>> START Data to process

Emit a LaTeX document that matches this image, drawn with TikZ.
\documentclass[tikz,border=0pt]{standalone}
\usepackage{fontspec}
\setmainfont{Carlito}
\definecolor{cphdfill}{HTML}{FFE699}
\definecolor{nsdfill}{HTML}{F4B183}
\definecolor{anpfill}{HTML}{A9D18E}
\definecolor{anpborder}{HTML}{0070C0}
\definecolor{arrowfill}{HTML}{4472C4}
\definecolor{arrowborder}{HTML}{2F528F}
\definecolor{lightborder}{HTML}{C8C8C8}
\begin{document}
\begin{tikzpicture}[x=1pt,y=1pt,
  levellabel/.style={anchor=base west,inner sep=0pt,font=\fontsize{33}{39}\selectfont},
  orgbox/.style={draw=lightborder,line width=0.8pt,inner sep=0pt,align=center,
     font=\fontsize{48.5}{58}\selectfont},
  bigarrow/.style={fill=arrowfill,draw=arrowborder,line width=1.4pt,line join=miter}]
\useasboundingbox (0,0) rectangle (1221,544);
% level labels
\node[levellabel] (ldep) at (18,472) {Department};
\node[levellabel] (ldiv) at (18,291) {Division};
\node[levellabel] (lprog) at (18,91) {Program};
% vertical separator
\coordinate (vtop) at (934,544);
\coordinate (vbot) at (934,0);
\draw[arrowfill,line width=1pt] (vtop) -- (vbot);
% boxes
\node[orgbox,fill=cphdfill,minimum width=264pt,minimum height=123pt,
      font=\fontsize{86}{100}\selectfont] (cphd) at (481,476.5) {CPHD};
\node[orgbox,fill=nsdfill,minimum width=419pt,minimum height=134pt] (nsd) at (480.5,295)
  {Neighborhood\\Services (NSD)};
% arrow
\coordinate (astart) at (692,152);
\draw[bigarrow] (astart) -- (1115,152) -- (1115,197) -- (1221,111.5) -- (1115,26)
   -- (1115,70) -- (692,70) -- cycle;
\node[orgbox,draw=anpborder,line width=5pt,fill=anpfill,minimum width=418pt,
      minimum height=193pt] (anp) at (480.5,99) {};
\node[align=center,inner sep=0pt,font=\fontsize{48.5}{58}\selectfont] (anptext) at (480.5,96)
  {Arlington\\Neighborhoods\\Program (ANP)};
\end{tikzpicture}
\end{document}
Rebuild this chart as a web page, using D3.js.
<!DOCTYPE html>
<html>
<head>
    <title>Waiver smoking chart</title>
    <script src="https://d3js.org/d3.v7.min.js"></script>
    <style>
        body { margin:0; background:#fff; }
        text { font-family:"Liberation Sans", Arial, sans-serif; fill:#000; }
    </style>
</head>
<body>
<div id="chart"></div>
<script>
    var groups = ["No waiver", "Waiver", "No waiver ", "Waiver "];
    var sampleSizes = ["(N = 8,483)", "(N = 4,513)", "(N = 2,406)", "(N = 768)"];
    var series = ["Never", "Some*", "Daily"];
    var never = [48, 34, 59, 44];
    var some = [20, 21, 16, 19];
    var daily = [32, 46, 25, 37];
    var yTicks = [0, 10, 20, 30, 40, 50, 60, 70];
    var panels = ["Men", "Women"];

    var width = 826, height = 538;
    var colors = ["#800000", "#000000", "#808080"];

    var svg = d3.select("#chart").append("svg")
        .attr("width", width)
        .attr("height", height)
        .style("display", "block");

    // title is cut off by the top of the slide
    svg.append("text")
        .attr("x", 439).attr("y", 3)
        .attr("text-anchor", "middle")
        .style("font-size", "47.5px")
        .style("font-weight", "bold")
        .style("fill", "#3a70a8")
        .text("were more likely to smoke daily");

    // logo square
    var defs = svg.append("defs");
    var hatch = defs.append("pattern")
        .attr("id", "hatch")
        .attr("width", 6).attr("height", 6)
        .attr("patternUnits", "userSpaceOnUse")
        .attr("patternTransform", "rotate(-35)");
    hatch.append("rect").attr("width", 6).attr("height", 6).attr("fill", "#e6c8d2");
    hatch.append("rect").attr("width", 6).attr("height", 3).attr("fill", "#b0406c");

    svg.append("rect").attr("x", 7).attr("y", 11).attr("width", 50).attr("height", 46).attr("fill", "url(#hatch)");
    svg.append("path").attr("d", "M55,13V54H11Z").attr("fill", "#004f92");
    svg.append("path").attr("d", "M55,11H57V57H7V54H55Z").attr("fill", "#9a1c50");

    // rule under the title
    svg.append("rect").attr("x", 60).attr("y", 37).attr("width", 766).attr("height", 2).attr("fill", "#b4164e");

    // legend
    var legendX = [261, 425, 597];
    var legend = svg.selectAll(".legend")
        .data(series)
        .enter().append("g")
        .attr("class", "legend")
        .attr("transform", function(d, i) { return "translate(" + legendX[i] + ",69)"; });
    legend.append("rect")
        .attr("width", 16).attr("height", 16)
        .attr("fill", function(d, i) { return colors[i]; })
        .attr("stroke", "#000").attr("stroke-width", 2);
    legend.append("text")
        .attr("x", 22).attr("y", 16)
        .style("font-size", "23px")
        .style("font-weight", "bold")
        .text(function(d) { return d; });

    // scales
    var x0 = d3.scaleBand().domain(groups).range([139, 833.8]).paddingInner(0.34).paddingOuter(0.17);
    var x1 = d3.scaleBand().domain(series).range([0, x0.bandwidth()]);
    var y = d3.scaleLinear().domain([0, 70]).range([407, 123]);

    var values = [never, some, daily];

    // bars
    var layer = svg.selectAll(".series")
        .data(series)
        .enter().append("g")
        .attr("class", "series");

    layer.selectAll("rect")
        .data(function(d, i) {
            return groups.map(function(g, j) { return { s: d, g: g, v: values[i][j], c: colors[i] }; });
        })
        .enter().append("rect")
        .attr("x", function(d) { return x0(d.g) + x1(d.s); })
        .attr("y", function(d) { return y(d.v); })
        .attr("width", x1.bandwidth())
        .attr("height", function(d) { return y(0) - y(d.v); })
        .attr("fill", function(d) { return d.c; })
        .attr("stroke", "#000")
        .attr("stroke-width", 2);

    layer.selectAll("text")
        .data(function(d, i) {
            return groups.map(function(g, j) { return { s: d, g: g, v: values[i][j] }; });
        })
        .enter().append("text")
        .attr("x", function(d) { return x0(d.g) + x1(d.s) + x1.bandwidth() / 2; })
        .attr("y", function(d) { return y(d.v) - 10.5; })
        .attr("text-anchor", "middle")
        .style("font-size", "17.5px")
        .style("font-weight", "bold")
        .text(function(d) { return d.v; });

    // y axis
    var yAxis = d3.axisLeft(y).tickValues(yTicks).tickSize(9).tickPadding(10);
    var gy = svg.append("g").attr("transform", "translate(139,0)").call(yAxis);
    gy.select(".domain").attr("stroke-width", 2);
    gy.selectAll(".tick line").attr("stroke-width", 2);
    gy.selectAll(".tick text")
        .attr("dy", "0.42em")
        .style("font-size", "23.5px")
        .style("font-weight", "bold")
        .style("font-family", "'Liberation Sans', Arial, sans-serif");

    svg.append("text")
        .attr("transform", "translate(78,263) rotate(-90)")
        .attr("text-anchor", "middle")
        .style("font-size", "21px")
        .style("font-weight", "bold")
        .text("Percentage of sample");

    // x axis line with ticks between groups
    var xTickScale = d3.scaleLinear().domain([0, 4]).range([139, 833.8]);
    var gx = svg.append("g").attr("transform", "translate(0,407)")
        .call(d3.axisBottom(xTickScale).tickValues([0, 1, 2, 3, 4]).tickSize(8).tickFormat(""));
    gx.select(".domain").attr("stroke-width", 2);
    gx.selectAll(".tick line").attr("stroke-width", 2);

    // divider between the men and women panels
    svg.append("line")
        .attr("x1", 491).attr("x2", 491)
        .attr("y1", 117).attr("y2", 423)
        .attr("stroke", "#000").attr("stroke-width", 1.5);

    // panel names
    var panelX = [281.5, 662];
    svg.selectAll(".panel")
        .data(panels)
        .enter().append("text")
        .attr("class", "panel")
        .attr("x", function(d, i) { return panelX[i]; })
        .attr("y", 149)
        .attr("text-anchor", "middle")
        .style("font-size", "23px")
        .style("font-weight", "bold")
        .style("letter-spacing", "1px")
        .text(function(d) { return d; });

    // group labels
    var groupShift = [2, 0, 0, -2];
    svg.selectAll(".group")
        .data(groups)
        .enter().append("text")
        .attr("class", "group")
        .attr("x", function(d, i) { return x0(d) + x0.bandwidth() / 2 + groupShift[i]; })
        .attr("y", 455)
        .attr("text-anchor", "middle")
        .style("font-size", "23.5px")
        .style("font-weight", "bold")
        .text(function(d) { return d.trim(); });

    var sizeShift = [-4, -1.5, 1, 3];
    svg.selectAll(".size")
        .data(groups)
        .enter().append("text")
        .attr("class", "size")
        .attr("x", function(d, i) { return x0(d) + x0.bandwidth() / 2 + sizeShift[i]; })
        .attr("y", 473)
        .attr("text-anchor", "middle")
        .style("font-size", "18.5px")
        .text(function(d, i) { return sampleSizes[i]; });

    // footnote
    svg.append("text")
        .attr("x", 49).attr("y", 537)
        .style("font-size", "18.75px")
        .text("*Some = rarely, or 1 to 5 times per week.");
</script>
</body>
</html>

>> END Data to process

§ What you are asked to do:
Go over the records above and tally each line that includes "this". Give the total by itself.

§ Task response:
2